[Task statement]
Starting at the first line of the listing below, repeat each line exactly until the line containing "const markX = [0.65, 9.8, 17.8, 47.9, 55.1, 62.1, 69.0];", which you include. Leave out pictures.

[Collected data]
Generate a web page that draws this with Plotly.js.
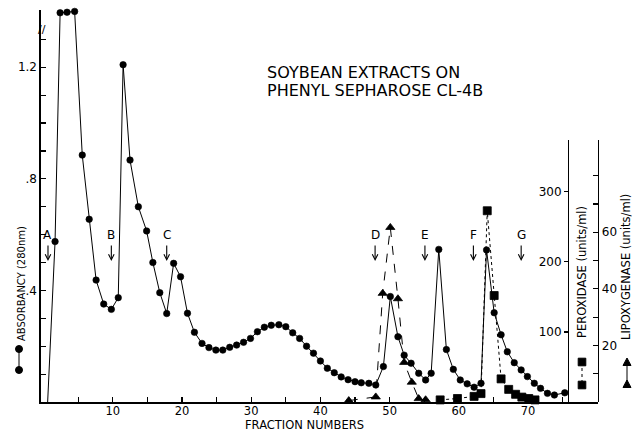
<!DOCTYPE html>
<html>
<head>
<meta charset="utf-8">
<script src="https://cdn.plot.ly/plotly-3.0.1.min.js"></script>
<style>html,body{margin:0;padding:0;background:#fff}</style>
</head>
<body>
<div id="chart" style="width:634px;height:431px"></div>
<script>
// Absorbance (280 nm) – start of elution (no symbol) then circles, solid line
const absStartX = [0.6];
const absStartY = [0];
const absX = [1.67, 2.4, 3.4, 4.5, 5.6, 6.6, 7.6, 8.7, 9.8, 10.8, 11.5, 12.5, 13.7, 14.9, 15.8, 16.8, 17.8, 18.8, 19.8, 20.8, 21.8, 22.9, 23.9, 24.9, 25.9, 26.9, 27.9, 28.9, 29.9, 30.9, 31.9, 32.9, 34.0, 35.0, 36.0, 37.0, 38.0, 39.0, 40.0, 41.0, 42.0, 43.0, 44.0, 45.0, 45.9, 47.0, 48.0, 49.1, 50.1, 51.2, 52.1, 53.1, 54.2, 55.2, 56.0, 57.1, 58.2, 59.2, 60.2, 61.2, 62.2, 63.2, 64.0, 65.1, 66.1, 67.0, 68.0, 69.0, 69.9, 70.9, 71.8, 72.8, 73.8, 75.3];
const absY = [0.575, 1.395, 1.397, 1.40, 0.885, 0.655, 0.437, 0.351, 0.332, 0.374, 1.209, 0.867, 0.70, 0.613, 0.50, 0.392, 0.317, 0.497, 0.449, 0.318, 0.25, 0.21, 0.195, 0.186, 0.186, 0.196, 0.204, 0.214, 0.228, 0.252, 0.268, 0.275, 0.277, 0.27, 0.248, 0.228, 0.20, 0.175, 0.147, 0.121, 0.105, 0.09, 0.08, 0.073, 0.069, 0.067, 0.061, 0.127, 0.378, 0.234, 0.168, 0.139, 0.103, 0.079, 0.103, 0.547, 0.188, 0.117, 0.079, 0.065, 0.053, 0.067, 0.545, 0.32, 0.241, 0.18, 0.141, 0.115, 0.091, 0.067, 0.049, 0.031, 0.025, 0.033];

// Lipoxygenase (units/ml) – triangles, dashed line
const lipX = [44.1, 48.0, 49.0, 50.1, 51.2, 52.1, 53.2, 54.2, 55.2];
const lipY = [0.5, 1.8, 38.4, 61.7, 36.5, 14, 7, 1.2, 0.8];

// Peroxidase (units/ml) – squares, dotted line
const perX = [57.3, 59.8, 62.2, 63.2, 64.1, 65.1, 66.1, 67.2, 68.2, 69.1, 70.1, 71.0];
const perY = [3, 5, 8, 12, 273, 152, 33, 18, 11, 7, 5, 3];

// Fraction markers (arrows)
const markLabels = ['A', 'B', 'C', 'D', 'E', 'F', 'G'];
const markX = [0.65, 9.8, 17.8, 47.9, 55.1, 62.1, 69.0];

// Tick labels
const xTickVals = [5, 10, 15, 20, 25, 30, 35, 40, 45, 50, 55, 60, 65, 70, 75];
const xTickText = ['', '10', '', '20', '', '30', '', '40', '', '50', '', '60', '', '70', ''];
const yTickVals = [0.1, 0.2, 0.3, 0.4, 0.5, 0.6, 0.7, 0.8, 0.9, 1.0, 1.1, 1.2, 1.3];
const yTickText = ['', '', '', '.4', '', '', '', '.8', '', '', '', '1.2', ''];
const perTickVals = [100, 200, 300];
const perTickText = ['100', '200', '300'];
const lipTickVals = [10, 20, 30, 40, 50, 60, 70, 80];
const lipTickText = ['', '20', '', '40', '', '60', '', ''];

const FONT = 'DejaVu Sans, Arial, sans-serif';
const L = 41, R = 598, T = 10, B = 402;
const W = R - L, H = B - T;
const px2x = p => (p - L) / W;
const px2y = p => (B - p) / H;

const traces = [
  {x: absStartX.concat([absX[0]]), y: absStartY.concat([absY[0]]), xaxis: 'x', yaxis: 'y', mode: 'lines',
   line: {color: '#000', width: 1}},
  {x: absX, y: absY, xaxis: 'x', yaxis: 'y', mode: 'lines+markers', cliponaxis: false,
   line: {color: '#000', width: 1},
   marker: {color: '#000', symbol: 'circle', size: 6.5, opacity: 1, line: {color: '#000', width: 0.6}}},
  {x: lipX, y: lipY, xaxis: 'x', yaxis: 'y3', mode: 'lines+markers', cliponaxis: false,
   line: {color: '#000', width: 1, dash: 'dash'},
   marker: {color: '#000', symbol: 'triangle-up', size: 8, line: {color: '#000', width: 0.8}}},
  {x: perX, y: perY, xaxis: 'x', yaxis: 'y2', mode: 'lines+markers', cliponaxis: false,
   line: {color: '#000', width: 1, dash: 'dot'},
   marker: {color: '#000', symbol: 'square', size: 8, line: {color: '#000', width: 0.8}}}
];

const annotations = [];
markLabels.forEach((lab, i) => {
  annotations.push({x: markX[i], xref: 'x', y: px2y(235), yref: 'paper', text: lab, showarrow: false,
    font: {family: FONT, size: 12, color: '#000'}, xanchor: 'center', yanchor: 'middle'});
  annotations.push({x: markX[i], xref: 'x', y: px2y(261), yref: 'paper', text: '', showarrow: true,
    ax: 0, ay: -17, arrowhead: 5, arrowsize: 1, arrowwidth: 1.1, arrowcolor: '#000'});
});
annotations.push({x: px2x(265), xref: 'paper', y: px2y(72), yref: 'paper', xanchor: 'left', yanchor: 'middle',
  text: 'SOYBEAN EXTRACTS ON', showarrow: false, font: {family: FONT, size: 16, color: '#000'}});
annotations.push({x: px2x(265), xref: 'paper', y: px2y(91), yref: 'paper', xanchor: 'left', yanchor: 'middle',
  text: 'PHENYL SEPHAROSE CL-4B', showarrow: false, font: {family: FONT, size: 16, color: '#000'}});
annotations.push({x: px2x(304), xref: 'paper', y: px2y(425), yref: 'paper', xanchor: 'center', yanchor: 'middle',
  text: 'FRACTION NUMBERS', showarrow: false, font: {family: FONT, size: 11.5, color: '#000'}});
annotations.push({x: px2x(21), xref: 'paper', y: px2y(284), yref: 'paper', xanchor: 'center', yanchor: 'middle',
  text: 'ABSORBANCY (280nm)', textangle: -90, showarrow: false, font: {family: FONT, size: 10, color: '#000'}});
annotations.push({x: px2x(582), xref: 'paper', y: px2y(272), yref: 'paper', xanchor: 'center', yanchor: 'middle',
  text: 'PEROXIDASE (units/ml)', textangle: -90, showarrow: false, font: {family: FONT, size: 11.5, color: '#000'}});
annotations.push({x: px2x(626), xref: 'paper', y: px2y(267), yref: 'paper', xanchor: 'center', yanchor: 'middle',
  text: 'LIPOXYGENASE (units/ml)', textangle: -90, showarrow: false, font: {family: FONT, size: 11.5, color: '#000'}});
annotations.push({x: px2x(42), xref: 'paper', y: px2y(30), yref: 'paper', xanchor: 'center', yanchor: 'middle',
  text: '//', showarrow: false, font: {family: FONT, size: 11, color: '#000'}});

function dot(xp, yp, kind) {
  const base = {xref: 'paper', yref: 'paper', xsizemode: 'pixel', ysizemode: 'pixel',
    xanchor: px2x(xp), yanchor: px2y(yp), fillcolor: '#000', line: {color: '#000', width: 1}};
  if (kind === 'circle') return Object.assign(base, {type: 'circle', x0: -3.5, x1: 3.5, y0: -3.5, y1: 3.5});
  if (kind === 'square') return Object.assign(base, {type: 'rect', x0: -3.8, x1: 3.8, y0: -3.8, y1: 3.8});
  return Object.assign(base, {type: 'path', path: 'M-4,-3.5 L4,-3.5 L0,4 Z'});
}
function seg(xp, y0p, y1p, dash) {
  return {type: 'line', xref: 'paper', yref: 'paper', x0: px2x(xp), x1: px2x(xp), y0: px2y(y0p), y1: px2y(y1p),
    line: {color: '#000', width: 1, dash: dash}};
}
const shapes = [
  seg(19, 349, 370, 'solid'), dot(19, 349, 'circle'), dot(19, 370, 'circle'),
  seg(582, 362, 385, 'dot'), dot(582, 362, 'square'), dot(582, 385, 'square'),
  seg(627, 362, 384, 'solid'), dot(627, 362, 'tri'), dot(627, 384, 'tri')
];

const rightDomTop = px2y(140);
const layout = {
  width: 634, height: 431,
  margin: {l: L, r: 634 - R, t: T, b: 431 - B, pad: 0},
  paper_bgcolor: '#fff', plot_bgcolor: 'rgba(0,0,0,0)',
  showlegend: false,
  font: {family: FONT, color: '#000'},
  xaxis: {range: [-0.36, 80.1], showgrid: false, zeroline: false, showline: true, linecolor: '#000', linewidth: 1.6,
    ticks: 'inside', ticklen: 5, tickwidth: 1.2, tickcolor: '#000', tickvals: xTickVals, ticktext: xTickText,
    tickfont: {family: FONT, size: 11.5, color: '#000'}, ticklabelstandoff: -2, anchor: 'y', domain: [0, 1]},
  yaxis: {range: [0, 1.405], showgrid: false, zeroline: false, showline: true, linecolor: '#000', linewidth: 1.6,
    ticks: 'inside', ticklen: 5, tickwidth: 1.2, tickcolor: '#000', tickvals: yTickVals, ticktext: yTickText,
    tickfont: {family: FONT, size: 12, color: '#000'}, domain: [0, 1], anchor: 'x'},
  yaxis2: {range: [0, 374], domain: [0, rightDomTop], anchor: 'free', position: px2x(568), side: 'left',
    showgrid: false, zeroline: false, showline: true, linecolor: '#000', linewidth: 1.4,
    ticks: 'outside', ticklen: 4, tickwidth: 1.2, tickcolor: '#000', tickvals: perTickVals, ticktext: perTickText,
    tickfont: {family: FONT, size: 12, color: '#000'}},
  yaxis3: {range: [0, 92.6], domain: [0, rightDomTop], anchor: 'x', side: 'right',
    showgrid: false, zeroline: false, showline: true, linecolor: '#000', linewidth: 1.4,
    ticks: 'inside', ticklen: 5, tickwidth: 1.2, tickcolor: '#000', tickvals: lipTickVals, ticktext: lipTickText,
    tickfont: {family: FONT, size: 12, color: '#000'}},
  annotations: annotations,
  shapes: shapes
};

Plotly.newPlot('chart', traces, layout, {staticPlot: true, displayModeBar: false});
</script>
</body>
</html>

[Solution]
Generate a web page that draws this with Plotly.js.
<!DOCTYPE html>
<html>
<head>
<meta charset="utf-8">
<script src="https://cdn.plot.ly/plotly-3.0.1.min.js"></script>
<style>html,body{margin:0;padding:0;background:#fff}</style>
</head>
<body>
<div id="chart" style="width:634px;height:431px"></div>
<script>
// Absorbance (280 nm) – start of elution (no symbol) then circles, solid line
const absStartX = [0.6];
const absStartY = [0];
const absX = [1.67, 2.4, 3.4, 4.5, 5.6, 6.6, 7.6, 8.7, 9.8, 10.8, 11.5, 12.5, 13.7, 14.9, 15.8, 16.8, 17.8, 18.8, 19.8, 20.8, 21.8, 22.9, 23.9, 24.9, 25.9, 26.9, 27.9, 28.9, 29.9, 30.9, 31.9, 32.9, 34.0, 35.0, 36.0, 37.0, 38.0, 39.0, 40.0, 41.0, 42.0, 43.0, 44.0, 45.0, 45.9, 47.0, 48.0, 49.1, 50.1, 51.2, 52.1, 53.1, 54.2, 55.2, 56.0, 57.1, 58.2, 59.2, 60.2, 61.2, 62.2, 63.2, 64.0, 65.1, 66.1, 67.0, 68.0, 69.0, 69.9, 70.9, 71.8, 72.8, 73.8, 75.3];
const absY = [0.575, 1.395, 1.397, 1.40, 0.885, 0.655, 0.437, 0.351, 0.332, 0.374, 1.209, 0.867, 0.70, 0.613, 0.50, 0.392, 0.317, 0.497, 0.449, 0.318, 0.25, 0.21, 0.195, 0.186, 0.186, 0.196, 0.204, 0.214, 0.228, 0.252, 0.268, 0.275, 0.277, 0.27, 0.248, 0.228, 0.20, 0.175, 0.147, 0.121, 0.105, 0.09, 0.08, 0.073, 0.069, 0.067, 0.061, 0.127, 0.378, 0.234, 0.168, 0.139, 0.103, 0.079, 0.103, 0.547, 0.188, 0.117, 0.079, 0.065, 0.053, 0.067, 0.545, 0.32, 0.241, 0.18, 0.141, 0.115, 0.091, 0.067, 0.049, 0.031, 0.025, 0.033];

// Lipoxygenase (units/ml) – triangles, dashed line
const lipX = [44.1, 48.0, 49.0, 50.1, 51.2, 52.1, 53.2, 54.2, 55.2];
const lipY = [0.5, 1.8, 38.4, 61.7, 36.5, 14, 7, 1.2, 0.8];

// Peroxidase (units/ml) – squares, dotted line
const perX = [57.3, 59.8, 62.2, 63.2, 64.1, 65.1, 66.1, 67.2, 68.2, 69.1, 70.1, 71.0];
const perY = [3, 5, 8, 12, 273, 152, 33, 18, 11, 7, 5, 3];

// Fraction markers (arrows)
const markLabels = ['A', 'B', 'C', 'D', 'E', 'F', 'G'];
const markX = [0.65, 9.8, 17.8, 47.9, 55.1, 62.1, 69.0];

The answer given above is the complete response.